Internet Explorer 11 is not supported

For optimal browsing, we recommend Chrome, Firefox or Safari browsers.

Charlotte’s Transportation Plan Faces Tough Political Obstacles

Charlotte’s City Council has approved a sales tax increase to fund transportation. It faces long odds gaining approval from the state Legislature, not to mention spiraling construction costs.

A Lynx Blue Line train in Charlotte arriving at an outdoor station. People are standing on the platform waiting to board.
A light rail train pulls into a Charlotte station. (David Kidd/Governing)
In Brief:
  • The Charlotte City Council voted 10-1 to back a plan to raise a sales tax for transportation infrastructure.

  • State legislative leaders have said they wouldn’t support a tax increase that sends most of the revenue to rail projects.

  • Charlotte has proposed splitting the proceeds between rail, buses and roads, with roads and rail each getting 40 percent.

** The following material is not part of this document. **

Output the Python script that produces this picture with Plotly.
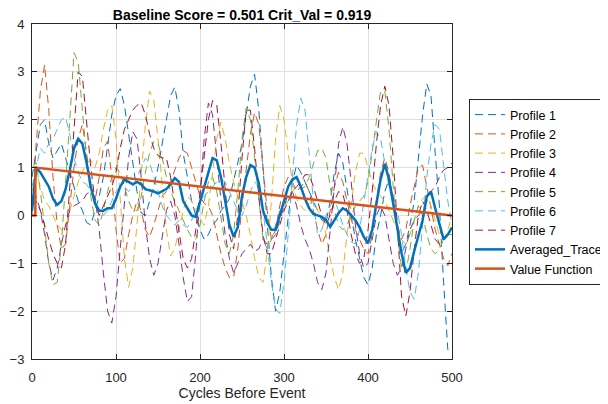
import plotly.graph_objects as go

cycles = list(range(0, 501, 5))

profile_1 = [0.8, 1.4, 1.9, 2.0, 1.5, 1.2, 1.35, 1.5, 1.2, 0.9,
             0.6, 0.3, 0.1, -0.15, -0.2, 0.1, 0.4, 0.8, 1.5, 2.1,
             2.5, 2.65, 2.3, 1.7, 1.0, 0.5, 0.05, 0.0, 0.3, 0.6,
             1.0, 1.5, 2.0, 2.5, 2.68, 2.2, 1.3, 0.8, 0.3, 0.0,
             -0.3, -0.5, -0.4, -0.2, -0.1, 0.1, 0.2, 0.35, 0.7, 1.1,
             1.5, 2.1, 2.7, 2.95, 2.2, 1.0, -0.2, -1.3, -2.0, -1.6,
             -0.8, -0.1, 0.7, 1.05, 0.9, 0.7, 0.5, 0.3, 0.1, -0.1,
             -0.15, 0.3, 0.9, 1.3, 1.1, 0.5, 0.0, -0.5, -0.9, -1.3,
             -1.45, -1.1, -0.4, 0.0, 0.5, 0.75, 0.4, -0.3, -0.8, -0.6,
             -0.2, 0.3, 1.2, 2.1, 2.75, 2.5, 1.3, 0.2, -1.4, -2.8,
             -2.9]

profile_2 = [0.0, 1.5, 2.6, 3.15, 2.2, 0.8, -0.2, -0.7, -0.6, 0.2,
             1.0, 1.6, 1.9, 1.3, 0.6, 0.3, 0.8, 1.4, 1.55, 0.8,
             -0.3, -1.0, -0.9, -0.4, 0.0, 0.3, 0.1, -0.3, -0.45, -0.2,
             0.1, 0.4, 0.5, 0.7, 0.95, 1.2, 1.35, 1.3, 1.0, 0.7,
             0.4, 0.25, 0.2, 0.0, -0.4, -0.8, -1.1, -1.3, -1.3, -0.7,
             0.2, 1.0, 1.7, 2.15, 1.9, 1.0, 0.1, -0.5, -0.3, 0.2,
             0.6, 0.8, 0.7, 0.5, 0.6, 0.7, 0.5, 0.1, -0.3, -0.6,
             -0.4, 0.1, 0.6, 0.9, 0.7, 0.3, -0.1, -0.3, -0.5, -0.7,
             -0.8, -0.4, 0.3, 0.9, 1.2, 0.9, 0.3, -0.2, -0.5, -0.3,
             0.2, 0.6, 1.0, 1.05, 0.6, 0.1, -0.3, -0.6, -0.9, -1.05,
             -0.8]

profile_3 = [0.5, 0.9, 0.6, 0.3, 0.2, 0.0, -0.2, -0.3, -0.25, 0.1,
             0.4, 0.7, 0.9, 1.1, 1.15, 1.0, 1.3, 1.8, 2.2, 2.3,
             1.6, 0.4, -0.9, -1.5, -1.1, -0.2, 0.8, 1.9, 2.6, 2.4,
             1.6, 0.6, -0.3, -0.85, -0.7, -0.3, 0.1, 0.4, 0.3, 0.1,
             -0.1, -0.2, 0.2, 0.9, 1.6, 1.95, 1.6, 1.1, 0.7, 0.4,
             0.3, 0.0, -0.4, -0.9, -1.3, -1.4, -0.8, 0.3, 1.6, 2.3,
             2.0, 1.3, 0.7, 0.35, 0.2, 0.1, 0.25, 0.3, 0.1, 0.0,
             -0.4, -0.9, -1.3, -1.55, -1.2, -0.4, 0.3, 0.9, 1.3, 1.3,
             1.0, 0.7, 0.5, 0.4, 0.3, 0.1, -0.1, -0.3, -0.5, -0.6,
             -0.4, -0.1, 0.2, 0.35, 0.4, 0.2, -0.1, -0.4, -0.5, -0.3,
             0.0]

profile_4 = [0.3, 0.4, 0.1, -0.4, -1.0, -1.35, -1.1, -0.6, -0.2, 0.1,
             0.2, 0.25, 0.3, 0.45, 0.5, 0.4, -0.3, -1.2, -2.0, -2.25,
             -1.7, -0.7, 0.3, 1.2, 1.75, 1.6, 0.8, -0.2, -0.9, -1.25,
             -1.0, -0.4, 0.1, 0.3, 0.0, -0.6, -1.3, -1.8, -1.7, -0.8,
             0.4, 1.6, 2.35, 2.1, 1.2, 0.3, -0.4, -0.9, -1.2, -1.0,
             -0.8, -0.7, -0.6, -0.75, -0.7, -0.5, -0.6, -0.5, -0.4, -0.1,
             0.2, 0.45, 0.5, 0.2, -0.2, -0.5, -0.7, -1.0, -1.4, -1.55,
             -1.2, -0.3, 0.7, 1.5, 1.85, 1.5, 0.7, -0.2, -0.8, -1.1,
             -1.0, -0.5, 0.0, 0.2, 0.0, -0.5, -1.0, -1.25, -1.1, -0.7,
             -0.3, -0.1, 0.0, 0.1, 0.3, 0.5, 0.6, 0.8, 0.95, 1.0,
             1.1]

profile_5 = [1.0, 1.1, 0.5, -0.3, -1.0, -1.45, -1.4, -0.6, 0.6, 2.0,
             3.4, 3.2, 2.2, 1.2, 0.4, -0.1, -0.2, 0.1, 0.5, 0.8,
             1.0, 0.9, 0.6, 0.3, 0.1, 0.1, 0.4, 0.9, 1.3, 1.55,
             1.5, 1.2, 0.8, 0.5, 0.3, 0.1, -0.1, -0.3, -0.45, -0.5,
             -0.2, 0.3, 0.7, 0.8, 0.5, -0.1, -0.6, -0.8, -0.4, 0.5,
             1.6, 2.25, 2.0, 1.2, 0.3, -0.5, -0.7, -0.5, -0.2, 0.1,
             0.2, 0.3, 0.5, 0.6, 0.55, 0.6, 0.8, 1.1, 1.35, 1.4,
             1.2, 0.6, 0.1, -0.2, -0.3, -0.2, 0.0, 0.2, 0.3, 0.4,
             0.7, 1.3, 2.0, 2.6, 2.6, 1.8, 0.6, -0.4, -1.1, -1.2,
             -0.7, -0.1, 0.2, 0.0, -0.4, -0.7, -0.8, -0.7, -0.5, -0.4,
             -0.4]

profile_6 = [0.6, 1.0, 1.4, 1.3, 1.5, 1.6, 1.8, 2.0, 2.05, 1.7,
             1.2, 0.9, 0.7, 0.65, 0.5, 0.3, 0.1, 0.0, 0.1, 0.3,
             0.5, 0.6, 0.6, 0.5, 0.6, 0.8, 1.0, 1.2, 1.1, 0.8,
             0.5, 0.2, 0.0, -0.1, -0.2, -0.1, -0.2, -0.25, -0.1, 0.1,
             0.3, 0.4, 0.5, 0.6, 0.7, 0.75, 0.7, 0.5, 0.3, 0.1,
             0.0, 0.2, 0.5, 0.7, 0.6, 0.1, -0.6, -1.4, -1.95, -2.05,
             -1.4, -0.4, 0.8, 1.9, 2.45, 2.2, 1.3, 0.3, -0.4, -0.3,
             0.0, 0.2, 0.3, 0.1, -0.2, -0.4, -0.55, -0.6, -0.3, 0.3,
             0.9, 1.4, 1.75, 1.6, 1.1, 0.6, 0.3, 0.1, -0.4, -1.1,
             -1.6, -1.75, -1.2, -0.2, 0.8, 1.5, 1.9, 1.8, 1.1, 0.3,
             -0.2]

profile_7 = [0.2, 0.3, 0.1, -0.2, -0.5, -0.8, -1.0, -1.1, -0.6, 0.6,
             2.0, 3.0, 2.9, 2.0, 1.0, 0.3, 0.0, 0.2, 0.4, 0.6,
             0.9, 1.4, 1.8, 2.0, 2.2, 2.3, 2.35, 2.1, 1.7, 1.4,
             1.25, 1.2, 1.2, 0.8, 0.2, -0.4, -0.9, -1.1, -0.9, -0.3,
             0.5, 1.3, 2.0, 2.4, 2.3, 1.5, 0.5, -0.4, -0.7, 0.0,
             1.2, 2.2, 2.2, 1.4, 0.4, -0.4, -0.8, -0.8, -0.5, -0.2,
             0.1, 0.3, 0.5, 0.6, 0.7, 0.85, 0.85, 0.6, 0.3, 0.0,
             -0.2, 0.0, 0.3, 0.5, 0.45, 0.1, -0.4, -0.8, -1.0, -0.9,
             -0.3, 0.5, 1.5, 2.3, 2.7, 2.3, 1.2, -0.3, -1.7, -2.1,
             -1.6, -0.7, 0.0, 0.3, 0.1, -0.2, -0.5, -0.6, -0.5, -0.4,
             -0.3]

averaged_trace = [0.1, 1.0, 0.9, 0.75, 0.6, 0.35, 0.22, 0.3, 0.55, 0.95,
                  1.4, 1.6, 1.5, 1.1, 0.6, 0.25, 0.1, 0.1, 0.15, 0.15,
                  0.35, 0.6, 0.75, 0.7, 0.65, 0.7, 0.65, 0.55, 0.53, 0.5,
                  0.46, 0.5, 0.55, 0.65, 0.78, 0.7, 0.3, 0.15, 0.0, -0.03,
                  0.3, 0.6, 0.9, 1.2, 1.15, 0.8, 0.3, -0.2, -0.44, -0.25,
                  0.4, 0.8, 1.05, 1.0, 0.67, 0.1, -0.15, -0.3, -0.3, 0.0,
                  0.25, 0.6, 0.75, 0.8, 0.6, 0.35, 0.15, 0.03, 0.0, -0.03,
                  -0.1, -0.24, -0.1, 0.05, 0.15, 0.1, 0.0, -0.1, -0.25, -0.45,
                  -0.58, -0.3, 0.25, 0.75, 1.08, 0.75, 0.25, -0.3, -0.79, -1.2,
                  -1.1, -0.75, -0.4, -0.1, 0.4, 0.5, 0.15, -0.2, -0.5, -0.4,
                  -0.25]

value_x = [0, 4, 4, 500]
value_y = [0.0, 0.0, 1.0, 0.0]

profile_names = ["Profile 1", "Profile 2", "Profile 3", "Profile 4",
                 "Profile 5", "Profile 6", "Profile 7"]
profile_colors = ["#0072BD", "#D95319", "#EDB120", "#7E2F8E",
                  "#77AC30", "#4DBEEE", "#A2142F"]
profiles = [profile_1, profile_2, profile_3, profile_4,
            profile_5, profile_6, profile_7]

x_ticks = [0, 100, 200, 300, 400, 500]
y_ticks = [-3, -2, -1, 0, 1, 2, 3, 4]

fig = go.Figure()
for name, vals, col in zip(profile_names, profiles, profile_colors):
    fig.add_trace(go.Scatter(x=cycles, y=vals, mode="lines", name=name,
                             line=dict(color=col, width=1, dash="8px,5px")))
fig.add_trace(go.Scatter(x=cycles, y=averaged_trace, mode="lines",
                         name="Averaged_Trace",
                         line=dict(color="#0072BD", width=2.5)))
fig.add_trace(go.Scatter(x=value_x, y=value_y, mode="lines",
                         name="Value Function",
                         line=dict(color="#D95319", width=2.5)))

axis_common = dict(showgrid=True, gridcolor="#dfdfdf", gridwidth=1,
                   zeroline=False, showline=True, linecolor="#262626",
                   linewidth=1, mirror="ticks", ticks="inside", ticklen=5,
                   tickcolor="#262626", tickfont=dict(size=13, color="#262626"))

# The page body has an 8px margin, so the figure is sized to fit the window.
fig.update_layout(
    width=600, height=396,
    margin=dict(l=24, r=156, t=16, b=45, autoexpand=False),
    paper_bgcolor="white", plot_bgcolor="white",
    font=dict(family="Liberation Sans, Arial, sans-serif", size=13, color="#262626"),
    title=dict(text="<b>Baseline Score = 0.501 Crit_Val = 0.919</b>",
               x=0.5, xref="paper", xanchor="center",
               y=1 - 7.4 / 396, yref="container", yanchor="middle",
               font=dict(size=14, color="#000000")),
    showlegend=True,
    legend=dict(x=(461 - 24) / 420, xanchor="left",
                y=(351 - 184) / 335, yanchor="middle",
                bordercolor="#262626", borderwidth=1, bgcolor="white",
                font=dict(size=12.5, color="#000000")),
    xaxis=dict(range=[0, 500], tickvals=x_ticks, ticklabelstandoff=6,
               title=dict(text="Cycles Before Event", font=dict(size=14, color="#262626"),
                          standoff=4),
               **axis_common),
    yaxis=dict(range=[-3, 4], tickvals=y_ticks, ticklabelstandoff=4,
               **axis_common),
)

fig.write_html("out.html", config={"displayModeBar": False})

  • The City Council in Charlotte, N.C., voted last week to back a plan to invest billions of dollars in transportation infrastructure to keep up with the demands of its fast-growing population. The plan involves raising the sales tax in Mecklenburg County and directing the funding toward roads, trains and buses. The money could help pay for long-sought commuter rail projects, better bus service, and basic street infrastructure like sidewalks in many communities outside the region’s core. Some leaders say Charlotte, like other Sun Belt cities, is already falling behind in its efforts to manage its mobility needs.

    Sales taxes are a popular way of funding public transit projects in the U.S. Cities often turn to them when they are seeking a dedicated funding source to expand their transit systems. Charlotte voters approved a half-cent sales tax in 1998 that helped expand the city’s bus system and paid for its first light rail line, which opened in 2007. But big cities face a growing set of obstacles to adopting and capitalizing on sales taxes for transit expansion. That includes skepticism from conservative state legislatures and the astronomical costs of building new transportation infrastructure in the U.S. — which have only grown as construction costs have outpaced broader inflation in the last few years.

    When voters are asked to approve dedicated sales taxes for public transit and other transportation infrastructure, they typically say yes. The success rate for local transportation-related ballot measures is about 80 percent around the country, according to Jeff Davis, a senior fellow at the Eno Center for Transportation.

    “Generally in the last five or six years, there’s been a pretty good climate for that kind of thing,” Davis says. “The more localized the ballot initiative is, and the more specific benefits that can be explained to voters, the likelier it is to pass.”

    While sales taxes are regressive, putting the heaviest burden on people with the lowest incomes, they are popular partly because they are broad-based and less volatile than other types of taxes, Davis says. At the state and federal levels, most transportation funding comes from fuel taxes, which are beginning to shrink as cars become more fuel efficient and electric vehicles make up a greater share of automobile purchases. Sales taxes offer a relatively stable funding source, loosely pegged to inflation, that cities can borrow against for capital projects.

    But despite their good success rate, the measures don’t always pass muster with voters. Nashville voters famously rejected a plan to fund five new light rail lines and a tunnel beneath their downtown in 2018. (The city’s new mayor is pushing another measure this year with a more modest set of transportation improvements.) Seattle voters rejected a series of measures across several decades in the 20th century before approving the bond measures that have helped create the city’s modern rail system.

    Convincing the Legislature


    Even when transportation tax measures are successful, cities often struggle to deliver on the promises they made to voters in the process. Austin approved a massive transit expansion called Project Connect in 2020, funded with a property tax increase, but the effort has been slowed down by political disagreements between city and state leaders and challenged by the growing cost of construction. Atlanta’s transit system reduced the number of projects it had said it planned to build when voters approved the More MARTA plan in 2016, also partly because of cost inflation.

    Charlotte’s plan will be challenged both by political headwinds and construction cost increases. The state Legislature, controlled by Republicans, needs to grant permission for the sales-tax measure to be put before local voters. Local leaders have already pared back their transit ambitions in anticipation of state opposition. State leaders indicated they wouldn’t sign off on a plan that would direct most of the tax revenue to rail projects. So local leaders have offered draft legislation for the General Assembly that would dedicate 40 percent of the funding to roads, 40 percent to rail projects, and 20 percent to buses.

    Even so, the state Legislature has a limited window to pass a bill in time to get the measure on next year’s ballot. And many of its leaders are lukewarm on the idea of raising taxes to fund public transit.

    “That is going to be a huge lift, to get a General Assembly that is resistant to tax increases to open that door,” says state Sen. Vickie Sawyer, the Republican co-chair of the Senate Transportation Committee. “That’s not to say it cannot happen. But I don’t want to disillusion any of the folks that have been working on this that it’s going to be easy.”

    No formal plan for how exactly to spend the funding is yet in place. The plan would be developed by local communities and the Metropolitan Transit Commission only if the state Legislature allows the ballot measure to move forward.